Agrarpolitik

Spagat zwischen Wettbewerbsfähigkeit und gesellschaftlichen Ansprüchen kann gelingen

29.11.2016

Die Herausforderungen für die deutsche Landwirtschaft sind vielfältiger Natur. Immer mehr Menschen müssen rund um den Globus ernährt werden, gleichzeitig muss die deutsche Landwirtschaft international wettbewerbsfähig bleiben und dazu den gesellschaftlichen Ansprüchen mit Blick auf Tierwohl, Klima und Umwelt gerecht werden. Der Spagat zwischen Wettbewerbsfähigkeit und gesellschaftlichen Anforderungen könne durchaus gelingen, sofern die richtigen Rahmenbedingungen entwickelt würden. Das sagte Prof. Dr. Harald Grethe von der Humboldt-Universität in Berlin und Vorsitzender des wissenschaftlichen Beirats Agrarpolitik, Ernährung und gesundheitlicher Verbraucherschutz beim BMEL im Ausschuss Ökonomie und Markt im Rahmen der Jahrestagung des Deutschen Maiskomitees e.V. (DMK) in Berlin.

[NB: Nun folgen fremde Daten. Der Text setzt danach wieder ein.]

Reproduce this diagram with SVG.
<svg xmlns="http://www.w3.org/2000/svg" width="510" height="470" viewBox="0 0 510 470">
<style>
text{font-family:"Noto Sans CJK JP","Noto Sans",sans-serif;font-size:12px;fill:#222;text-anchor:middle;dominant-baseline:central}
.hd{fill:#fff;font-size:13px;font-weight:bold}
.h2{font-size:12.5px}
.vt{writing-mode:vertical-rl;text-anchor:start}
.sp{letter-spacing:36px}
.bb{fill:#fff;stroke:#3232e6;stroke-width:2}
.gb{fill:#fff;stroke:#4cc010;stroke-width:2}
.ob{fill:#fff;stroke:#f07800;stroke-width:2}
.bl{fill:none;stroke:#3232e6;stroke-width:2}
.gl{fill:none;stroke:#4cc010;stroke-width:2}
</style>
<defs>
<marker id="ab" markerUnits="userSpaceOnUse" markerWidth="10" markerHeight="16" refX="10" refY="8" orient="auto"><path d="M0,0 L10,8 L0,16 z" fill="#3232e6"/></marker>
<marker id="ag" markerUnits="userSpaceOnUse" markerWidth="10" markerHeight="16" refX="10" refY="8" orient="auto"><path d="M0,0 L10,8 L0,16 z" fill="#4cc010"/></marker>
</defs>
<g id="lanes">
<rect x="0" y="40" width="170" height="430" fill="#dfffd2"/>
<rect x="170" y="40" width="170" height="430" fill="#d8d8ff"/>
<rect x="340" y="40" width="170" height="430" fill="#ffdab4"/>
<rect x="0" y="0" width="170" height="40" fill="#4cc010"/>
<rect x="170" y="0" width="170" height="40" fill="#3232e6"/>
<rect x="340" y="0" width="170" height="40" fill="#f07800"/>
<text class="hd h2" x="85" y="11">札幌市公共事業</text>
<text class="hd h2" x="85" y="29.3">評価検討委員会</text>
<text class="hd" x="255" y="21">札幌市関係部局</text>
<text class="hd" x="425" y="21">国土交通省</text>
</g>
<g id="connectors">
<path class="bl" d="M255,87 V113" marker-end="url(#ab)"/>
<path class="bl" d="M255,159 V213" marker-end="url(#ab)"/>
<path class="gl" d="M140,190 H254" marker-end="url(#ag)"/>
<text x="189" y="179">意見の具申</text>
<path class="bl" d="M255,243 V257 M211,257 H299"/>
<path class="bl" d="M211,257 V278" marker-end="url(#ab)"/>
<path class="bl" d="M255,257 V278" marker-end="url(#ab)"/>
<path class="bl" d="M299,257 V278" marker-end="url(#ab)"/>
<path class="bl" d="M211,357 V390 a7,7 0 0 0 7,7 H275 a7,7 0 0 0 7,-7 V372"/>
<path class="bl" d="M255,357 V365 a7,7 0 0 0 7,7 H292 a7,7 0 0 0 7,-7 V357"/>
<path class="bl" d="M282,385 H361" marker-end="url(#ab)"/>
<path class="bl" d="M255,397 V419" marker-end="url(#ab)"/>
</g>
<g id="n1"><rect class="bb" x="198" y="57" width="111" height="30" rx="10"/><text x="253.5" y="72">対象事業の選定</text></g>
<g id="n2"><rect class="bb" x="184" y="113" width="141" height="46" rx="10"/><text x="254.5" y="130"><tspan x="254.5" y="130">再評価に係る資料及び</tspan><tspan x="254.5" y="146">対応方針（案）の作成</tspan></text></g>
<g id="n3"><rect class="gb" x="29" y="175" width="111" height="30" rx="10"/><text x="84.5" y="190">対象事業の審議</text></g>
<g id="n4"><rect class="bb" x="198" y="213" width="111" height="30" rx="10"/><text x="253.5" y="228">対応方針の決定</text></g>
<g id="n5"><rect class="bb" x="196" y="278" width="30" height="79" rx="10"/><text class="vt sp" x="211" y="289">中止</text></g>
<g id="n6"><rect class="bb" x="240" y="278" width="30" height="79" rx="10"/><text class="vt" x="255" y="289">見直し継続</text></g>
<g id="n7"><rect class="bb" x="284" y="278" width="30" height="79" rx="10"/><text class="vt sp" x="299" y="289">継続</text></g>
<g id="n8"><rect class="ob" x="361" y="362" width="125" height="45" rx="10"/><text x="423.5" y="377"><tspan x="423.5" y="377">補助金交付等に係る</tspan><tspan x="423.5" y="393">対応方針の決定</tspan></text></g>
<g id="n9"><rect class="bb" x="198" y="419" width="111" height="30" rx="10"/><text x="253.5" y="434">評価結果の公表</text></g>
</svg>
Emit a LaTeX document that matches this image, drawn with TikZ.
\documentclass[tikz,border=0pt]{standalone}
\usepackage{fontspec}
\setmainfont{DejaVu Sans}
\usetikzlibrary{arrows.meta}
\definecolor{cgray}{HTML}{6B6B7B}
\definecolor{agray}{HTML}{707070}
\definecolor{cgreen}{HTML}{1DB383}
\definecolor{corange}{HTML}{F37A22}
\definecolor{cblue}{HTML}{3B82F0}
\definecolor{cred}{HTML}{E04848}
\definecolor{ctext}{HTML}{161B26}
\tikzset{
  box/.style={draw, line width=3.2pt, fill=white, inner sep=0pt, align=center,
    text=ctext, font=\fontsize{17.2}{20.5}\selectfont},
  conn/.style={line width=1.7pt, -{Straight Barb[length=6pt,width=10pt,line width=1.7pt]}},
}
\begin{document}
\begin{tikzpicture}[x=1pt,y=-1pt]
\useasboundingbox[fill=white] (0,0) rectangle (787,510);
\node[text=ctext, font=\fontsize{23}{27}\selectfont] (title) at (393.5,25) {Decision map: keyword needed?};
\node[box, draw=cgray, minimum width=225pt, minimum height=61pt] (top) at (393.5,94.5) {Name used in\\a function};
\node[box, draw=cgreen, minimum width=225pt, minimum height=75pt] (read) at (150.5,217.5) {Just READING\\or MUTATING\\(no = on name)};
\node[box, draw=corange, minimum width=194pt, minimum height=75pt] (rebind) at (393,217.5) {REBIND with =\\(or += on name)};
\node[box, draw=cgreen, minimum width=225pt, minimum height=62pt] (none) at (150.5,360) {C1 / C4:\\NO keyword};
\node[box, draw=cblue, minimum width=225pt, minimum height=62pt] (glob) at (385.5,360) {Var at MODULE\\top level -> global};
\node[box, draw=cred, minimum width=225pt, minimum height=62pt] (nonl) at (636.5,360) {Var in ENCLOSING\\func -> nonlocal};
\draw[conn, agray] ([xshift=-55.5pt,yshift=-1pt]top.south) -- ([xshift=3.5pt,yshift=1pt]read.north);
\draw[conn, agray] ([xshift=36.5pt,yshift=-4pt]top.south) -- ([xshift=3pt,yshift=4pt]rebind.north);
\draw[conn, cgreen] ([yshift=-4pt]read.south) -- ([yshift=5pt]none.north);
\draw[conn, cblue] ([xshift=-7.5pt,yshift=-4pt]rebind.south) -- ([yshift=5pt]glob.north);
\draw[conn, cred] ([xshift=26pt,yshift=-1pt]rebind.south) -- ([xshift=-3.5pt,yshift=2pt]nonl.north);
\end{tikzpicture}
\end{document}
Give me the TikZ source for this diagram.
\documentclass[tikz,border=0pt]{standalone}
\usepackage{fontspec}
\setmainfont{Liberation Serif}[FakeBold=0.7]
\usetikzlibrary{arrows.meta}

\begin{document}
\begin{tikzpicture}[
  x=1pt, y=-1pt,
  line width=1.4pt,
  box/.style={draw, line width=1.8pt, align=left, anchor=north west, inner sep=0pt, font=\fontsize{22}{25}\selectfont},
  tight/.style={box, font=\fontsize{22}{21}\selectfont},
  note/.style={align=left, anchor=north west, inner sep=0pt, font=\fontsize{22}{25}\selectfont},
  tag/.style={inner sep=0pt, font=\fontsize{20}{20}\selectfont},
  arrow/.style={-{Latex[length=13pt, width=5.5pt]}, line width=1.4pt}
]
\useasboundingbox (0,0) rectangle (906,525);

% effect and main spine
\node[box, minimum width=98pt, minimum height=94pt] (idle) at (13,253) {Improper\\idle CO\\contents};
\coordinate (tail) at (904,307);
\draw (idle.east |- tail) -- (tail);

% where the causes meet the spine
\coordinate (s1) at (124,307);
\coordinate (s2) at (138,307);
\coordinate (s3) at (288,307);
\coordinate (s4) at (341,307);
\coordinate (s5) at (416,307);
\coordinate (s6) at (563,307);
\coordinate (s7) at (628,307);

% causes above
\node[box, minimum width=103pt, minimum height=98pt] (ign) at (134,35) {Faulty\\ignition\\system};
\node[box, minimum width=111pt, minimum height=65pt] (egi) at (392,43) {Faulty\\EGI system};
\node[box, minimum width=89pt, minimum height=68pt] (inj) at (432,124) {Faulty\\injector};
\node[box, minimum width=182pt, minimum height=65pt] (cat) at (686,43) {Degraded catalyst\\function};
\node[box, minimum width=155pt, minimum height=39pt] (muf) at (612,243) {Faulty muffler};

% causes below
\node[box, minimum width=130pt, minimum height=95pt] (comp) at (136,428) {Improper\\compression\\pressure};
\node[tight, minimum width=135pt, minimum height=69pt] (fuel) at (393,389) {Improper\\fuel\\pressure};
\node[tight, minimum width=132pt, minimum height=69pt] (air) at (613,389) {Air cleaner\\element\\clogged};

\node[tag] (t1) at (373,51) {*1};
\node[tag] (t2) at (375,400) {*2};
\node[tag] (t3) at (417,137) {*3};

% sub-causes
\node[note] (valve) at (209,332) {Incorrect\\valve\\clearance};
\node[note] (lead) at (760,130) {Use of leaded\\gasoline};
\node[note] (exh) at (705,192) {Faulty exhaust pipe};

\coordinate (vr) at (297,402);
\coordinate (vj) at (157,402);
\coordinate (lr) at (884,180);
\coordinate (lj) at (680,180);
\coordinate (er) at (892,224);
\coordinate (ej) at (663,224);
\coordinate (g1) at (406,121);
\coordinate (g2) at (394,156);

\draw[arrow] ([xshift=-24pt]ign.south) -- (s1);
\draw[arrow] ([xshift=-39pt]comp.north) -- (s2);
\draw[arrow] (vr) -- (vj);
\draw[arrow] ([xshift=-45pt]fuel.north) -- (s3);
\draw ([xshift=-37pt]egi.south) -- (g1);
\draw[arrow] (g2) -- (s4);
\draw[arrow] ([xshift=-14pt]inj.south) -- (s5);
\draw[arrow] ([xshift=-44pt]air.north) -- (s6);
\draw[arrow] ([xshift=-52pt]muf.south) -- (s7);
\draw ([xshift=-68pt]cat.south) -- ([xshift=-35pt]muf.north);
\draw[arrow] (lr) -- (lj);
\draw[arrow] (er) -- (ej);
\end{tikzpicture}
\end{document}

Es gehe dabei nicht um Wettbewerbsfähigkeit um jeden Preis. Deutschland wird, so Grethe, auf den internationalen Märkten für viele Standardprodukte der tierischen Erzeugung nicht wettbewerbsfähig sein können. Das stelle bei einem rückläufigen inländischen Konsum eine Herausforderung für die Branche dar. Aus landwirtschaftlicher Sicht sei eine hohe Wertschöpfung pro Produkteinheit umso wichtiger. Mehr Tier- und Umweltschutz würden dafür zahlreiche Chancen bieten. Es müssten verschiedene staatliche und privatwirtschaftliche Steuerungsinstrumente im Rahmen einer agrar- und ernährungspolitischen Strategie miteinander kombiniert werden, um die Ansprüche an die Landwirtschaft erfüllbar zu machen. „Es ist sowohl Aufgabe der Politik, wie auch der Privatwirtschaft, die steigenden Anforderungen in den Bereichen Tier- und Umweltschutz umzusetzen. Dies ist in den letzten Jahren zu wenig geschehen, vor allem deshalb verliert die Landwirtschaft und insbesondere die Nutztierhaltung in Deutschland an Akzeptanz“, sagte Grethe, der seit 2015 Mitglied im Beraterausschuss der Brancheninitiative Tierwohl ist. Angesichts der Treibhausgasemissionen sprach Grethe von einer Verringerung des Konsums tierischer Produkte und verwies auf die Notwendigkeit einer langfristigen Moorschutzstrategie.

Hinsichtlich der Diskussion um Betriebsgrößen scheint Grethe eine Betriebsgrößensteuerung nicht sinnvoll. Die Landwirtschaft müsse selbstbewusst vermitteln, dass eine technisierte und großstrukturierte Landwirtschaft sehr wohl tier- und umweltfreundlich wirtschaften kann. Das funktioniere aber nur dann, wenn berechtigte Kritik ernstgenommen und Veränderungen umgesetzt würden. Die Kosten einer höheren Nachhaltigkeit sind teilweise erheblich, meinte Grethe. Ohne eine Finanzierungstrategie würden nur die Importe steigen und das Problem verlagert werden.

Grethe erläuterte, dass es ein Mythos sei, dass die OECD-Länder, Europa oder Deutschland die Landwirtschaft intensivieren müssten, um den Hunger zu bekämpfen. Die heute wie schon Anfang der 90er Jahre bei etwa 800 Millionen liegende Zahl unterernährter Menschen sei ein Skandal. Hunger sei aber nicht vorrangig ein Problem der globalen Mengenverfügbarkeit, sondern ein Problem des Zugangs zu Nahrung und der Kaufkraft. Vor allem in den Entwicklungsländern müsse mehr produziert werden.